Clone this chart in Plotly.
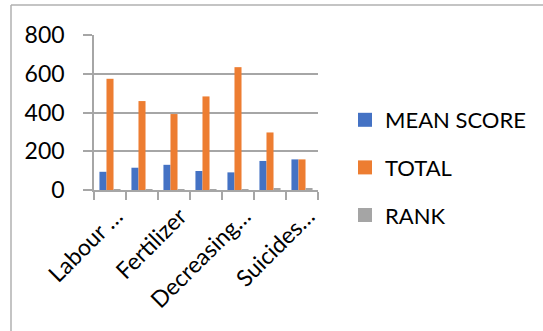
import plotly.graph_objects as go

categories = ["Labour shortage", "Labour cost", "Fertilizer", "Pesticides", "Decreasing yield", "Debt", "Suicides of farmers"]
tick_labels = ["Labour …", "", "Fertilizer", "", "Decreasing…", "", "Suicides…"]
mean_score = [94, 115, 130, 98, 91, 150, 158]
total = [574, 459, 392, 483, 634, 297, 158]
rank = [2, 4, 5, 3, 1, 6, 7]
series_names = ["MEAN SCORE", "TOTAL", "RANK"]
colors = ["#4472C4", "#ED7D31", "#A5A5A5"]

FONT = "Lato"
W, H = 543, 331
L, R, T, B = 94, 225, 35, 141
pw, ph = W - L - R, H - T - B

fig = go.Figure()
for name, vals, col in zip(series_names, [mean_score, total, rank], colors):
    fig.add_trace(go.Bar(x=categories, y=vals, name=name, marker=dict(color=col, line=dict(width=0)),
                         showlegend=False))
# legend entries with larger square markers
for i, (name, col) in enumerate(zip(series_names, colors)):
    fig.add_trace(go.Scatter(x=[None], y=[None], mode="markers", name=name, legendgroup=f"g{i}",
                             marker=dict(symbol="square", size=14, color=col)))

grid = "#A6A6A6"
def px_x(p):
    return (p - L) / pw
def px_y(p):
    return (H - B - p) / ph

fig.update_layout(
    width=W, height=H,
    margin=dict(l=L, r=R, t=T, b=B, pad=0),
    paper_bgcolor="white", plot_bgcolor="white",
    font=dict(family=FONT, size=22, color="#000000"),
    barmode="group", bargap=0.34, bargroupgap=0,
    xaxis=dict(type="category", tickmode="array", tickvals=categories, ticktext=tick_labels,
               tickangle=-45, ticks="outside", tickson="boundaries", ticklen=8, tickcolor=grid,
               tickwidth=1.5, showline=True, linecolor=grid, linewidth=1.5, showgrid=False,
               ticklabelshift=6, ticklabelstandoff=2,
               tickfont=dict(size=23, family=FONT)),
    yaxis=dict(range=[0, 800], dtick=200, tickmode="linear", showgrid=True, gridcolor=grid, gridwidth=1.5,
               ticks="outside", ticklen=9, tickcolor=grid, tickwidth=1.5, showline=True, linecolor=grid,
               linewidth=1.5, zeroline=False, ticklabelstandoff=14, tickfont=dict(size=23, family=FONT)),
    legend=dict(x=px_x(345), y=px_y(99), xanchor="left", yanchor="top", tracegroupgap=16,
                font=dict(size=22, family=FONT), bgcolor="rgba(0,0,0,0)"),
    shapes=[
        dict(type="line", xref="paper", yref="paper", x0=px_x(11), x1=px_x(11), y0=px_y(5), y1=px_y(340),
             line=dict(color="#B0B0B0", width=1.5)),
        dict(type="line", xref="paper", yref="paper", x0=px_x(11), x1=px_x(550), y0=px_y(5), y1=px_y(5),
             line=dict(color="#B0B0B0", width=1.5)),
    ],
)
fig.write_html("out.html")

──────────

→ **Required work**: Write out the lines from the start of the material to the line with "pw, ph = W - L - R, H - T - B", inclusive and exactly. Skip the pictures.

→ **The response**:
Clone this chart in Plotly.
import plotly.graph_objects as go

categories = ["Labour shortage", "Labour cost", "Fertilizer", "Pesticides", "Decreasing yield", "Debt", "Suicides of farmers"]
tick_labels = ["Labour …", "", "Fertilizer", "", "Decreasing…", "", "Suicides…"]
mean_score = [94, 115, 130, 98, 91, 150, 158]
total = [574, 459, 392, 483, 634, 297, 158]
rank = [2, 4, 5, 3, 1, 6, 7]
series_names = ["MEAN SCORE", "TOTAL", "RANK"]
colors = ["#4472C4", "#ED7D31", "#A5A5A5"]

FONT = "Lato"
W, H = 543, 331
L, R, T, B = 94, 225, 35, 141
pw, ph = W - L - R, H - T - B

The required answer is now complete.